Awesome! Now you can just reinterpret cast a buffer and and access it through normal member access syntax.

What happens, though, if you have a field that isn't byte sized? You could use C bitfield syntax, but unfortunately bitfield positioning is implementation defined and endian-dependent.

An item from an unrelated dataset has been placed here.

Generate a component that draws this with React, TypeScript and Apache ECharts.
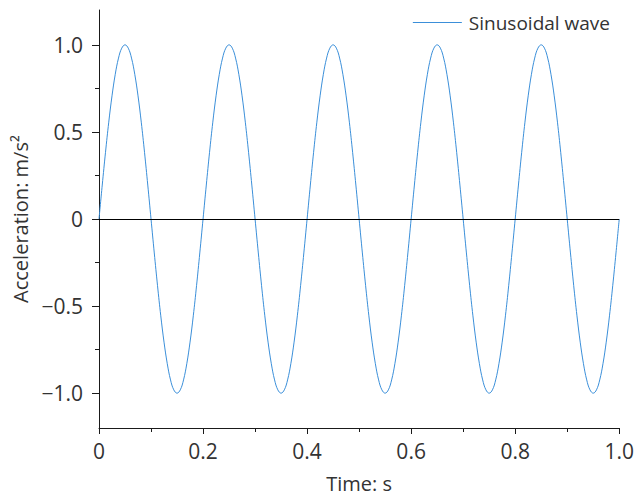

That's a pain!

What we can do is combine the same trick above with anonomyous unions and a little template goodness.

template <int bitpos, int bitsize>
struct BigBitfield32 {
 public:
  BigBitfield32 &operator = (const uint32_t &other) {
    const uint32_be mask = ((1 << bitsize) - 1) << bitpos;
    const uint32_be bits = other << bitpos;
    raw = (raw & ~(*reinterpret_cast(&mask))) |
          (*reinterpret_cast(&bits) &
           *reinterpret_cast(&mask));
    return *this;
  }
  operator T() const {
    uint32_be bits;
    *reinterpret_cast(&bits) = raw;
    return (bits >> bitpos) & ((1 << bitsize) - 1);
  }

  uint32_t raw;
};

Note the absence of a default and a copy constructor. C++ is finicky and doesn't allow non-pod types to be overlayed inside a union. Luckily, the constructors aren't that useful anyway because you can't really construct multiple overlayed values in a union anyway! You can add more template goodness to once again to expand it to different word sizes (and little endianness). Here's how you can use it. An IP header has some bitfields.

struct IpHeader {
  union {
    BigBitfield8<4, 4> version_field;
    BigBitfield8<0, 4> ihl_field;
  } __attribute__((packed));
  union {
    BigBitfield8<2, 6> dscp_field;
    BigBitfield8<0, 2> ecn_field;
  } __attribute__((packed));
  uint16_be total_length;
  uint16_be identification;
  union {
    BigBitfield16<13, 3> flags_field;
    BigBitfield16<0, 13> fragment_offset_field;
  } __attribute__((packed));
  uint8_t time_to_live;
  uint8_t protocol;
  uint16_be header_checksum;
  uint8_t source_address[4];
  uint8_t destination_address[4];
  uint32_be options[];  // if ihl > 5.
} __attribute__((packed));